During the 19th and 20th century Kew was a crucial hub of plant knowledge exchange. Collectors would send their specimens to Kew from all over the world; Kew would request, receive, identify, store and research this plant material, and communicate findings to the rest of the scientific world. Other museums and institutions would write to Kew asking for objects or specimens to build their own collections or use them for individual research, and Kew was happy to oblige.

The idea of an institution actively acquiring objects for the very purpose of transferring them elsewhere (and doing this almost immediately after first receiving them) was relatively new to me, until I came to Kew and learned more about the fluidity of museum collecting in the past, with its active practice of exchange.

Kew recorded all incoming material in museum entry books. Some material was then kept in the Kew collections and accessioned, and some was distributed to others, being logged meticulously in museum exit books when it left.
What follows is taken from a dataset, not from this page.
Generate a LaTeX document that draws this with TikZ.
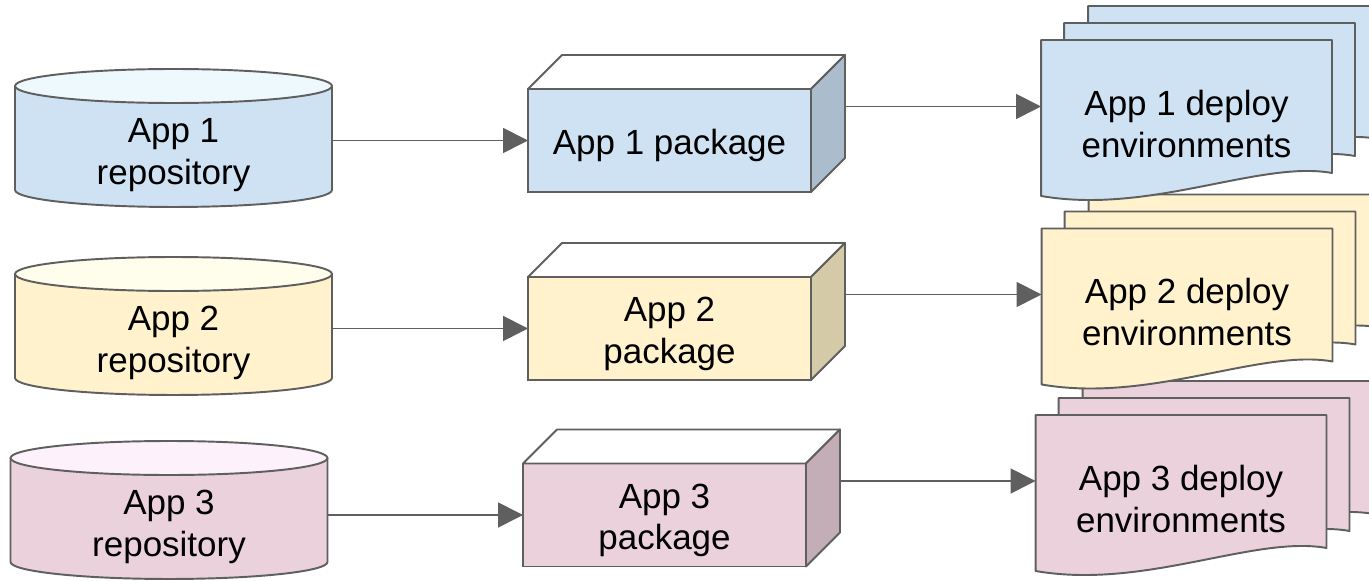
\documentclass[tikz,border=0pt]{standalone}
\usepackage{fontspec}
\setmainfont{Liberation Sans}
\usetikzlibrary{arrows.meta, backgrounds}

\definecolor{edgegray}{HTML}{5F5F5F}
\definecolor{blueBody}{HTML}{CFE2F3}
\definecolor{blueLid}{HTML}{EEF9FE}
\definecolor{blueSide}{HTML}{ABBDCD}
\definecolor{yellowBody}{HTML}{FFF2CC}
\definecolor{yellowLid}{HTML}{FFFDEC}
\definecolor{yellowSide}{HTML}{D5CAA8}
\definecolor{pinkBody}{HTML}{EAD1DC}
\definecolor{pinkLid}{HTML}{FDF1FB}
\definecolor{pinkSide}{HTML}{C3AEB7}

% a tall first line pushes the text a little lower in its shape
\newcommand{\lift}{\rule{0pt}{20pt}}

\tikzset{
  boxtext/.style={font=\fontsize{19.9}{23.8}\selectfont, align=center, inner sep=0pt, outer sep=0pt},
  repo/.style={boxtext, minimum width=6.34cm, minimum height=2.08cm},
  package/.style={boxtext, draw=edgegray, line width=1.1pt, minimum width=5.66cm, minimum height=2.06cm},
  envs/.style={boxtext, minimum width=5.82cm, minimum height=3.16cm},
  outline/.style={draw=edgegray, line width=1.1pt, line join=round},
  flow/.style={draw=edgegray, line width=0.85pt, -{Triangle[length=0.5cm, width=0.5cm]}},
}

% one sheet of an environment stack, moved by (#2,#3) from node #1
\newcommand{\envsheet}[4]{%
  \draw[outline, fill=#4]
    ([shift={(#2,#3)}]#1.north west) -- ([shift={(#2,#3)}]#1.north east)
    -- ([shift={(#2,#3+25)}]#1.south east)
    .. controls ([shift={(#2-72,#3+38)}]#1.south east) and ([shift={(#2+109,#3-17)}]#1.south west)
    .. ([shift={(#2,#3+2)}]#1.south west) -- cycle;}

\begin{document}
\begin{tikzpicture}[x=0.02cm, y=0.02cm]
\useasboundingbox (0,0) rectangle (1369,581);

% bottom row first, so each stack lies over the one below it
\foreach \i/\body/\lid/\side/\rx/\ry/\px/\py/\ex/\ey/\pkgtext in {
    3/pinkBody/pinkLid/pinkSide/169/54/664.5/66/1181/87/{App 3\\package},
    2/yellowBody/yellowLid/yellowSide/173.5/238/669.5/252.5/1187/273.5/{App 2\\package},
    1/blueBody/blueLid/blueSide/173.5/426/669.5/440.5/1186.5/462/{App 1 package}} {
  \node[repo] (repo\i) at (\rx,\ry) {App \i\\repository};
  \node[package, fill=\body] (pkg\i) at (\px,\py) {\lift\pkgtext};
  \node[envs] (env\i) at (\ex,\ey) {\lift App \i{} deploy\\environments};

  \begin{scope}[on background layer]
    % cylinder
    \draw[outline, fill=\body] ([shift={(0,17)}]repo\i.north west) -- ([shift={(0,17)}]repo\i.south west)
      arc[start angle=180, end angle=360, x radius=3.17cm, y radius=0.34cm]
      -- ([shift={(0,17)}]repo\i.north east) -- cycle;
    \draw[outline, fill=\lid] ([shift={(0,17)}]repo\i.north) ellipse [x radius=3.17cm, y radius=0.34cm];
    % stack of sheets
    \envsheet{env\i}{47}{34}{\body}
    \envsheet{env\i}{23}{17}{\body}
    \envsheet{env\i}{0}{0}{\body}
  \end{scope}

  % box top and side
  \draw[outline, fill=white] (pkg\i.north west) -- ++(34,34) -- ([shift={(34,34)}]pkg\i.north east) -- (pkg\i.north east) -- cycle;
  \draw[outline, fill=\side] (pkg\i.north east) -- ++(34,34) -- ([shift={(34,34)}]pkg\i.south east) -- (pkg\i.south east) -- cycle;
  \coordinate (pkgback\i) at ([shift={(34,34)}]pkg\i.east);

  \draw[flow] (repo\i.east |- pkg\i.west) -- (pkg\i.west);
  \draw[flow] (pkgback\i) -- (pkgback\i -| env\i.west);
}
\end{tikzpicture}
\end{document}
The nature of these disseminated objects varied. Some came to Kew, were not kept, and were sent out into the world again. Others were duplicates – with Kew keeping one, and then sending identical items to others. Sometimes a specimen was even cut into pieces (for example, fibres, or a piece of matting) with Kew keeping one or more pieces and transferring the rest of the specimen elsewhere.

A key focus of our project is reuniting these objects by finding out where all of these objects and specimens are now. Have the objects been transferred to other institutions in the mean time? How have they been used for research? Have they been displayed in any exhibitions or loaned out? Have new meanings been discovered? Have source communities been able to access them? How are the objects classified now? Bicocultural is a broad term covering specimens and objects of plant and animal material used and valued by people. Kew used, and still uses, the term ‘economic botany’ for the study of useful plants, and many other museums now classify this material as either natural sciences, or world cultures.

We look forward to sharing the next stages of these exciting object journeys as we discover them.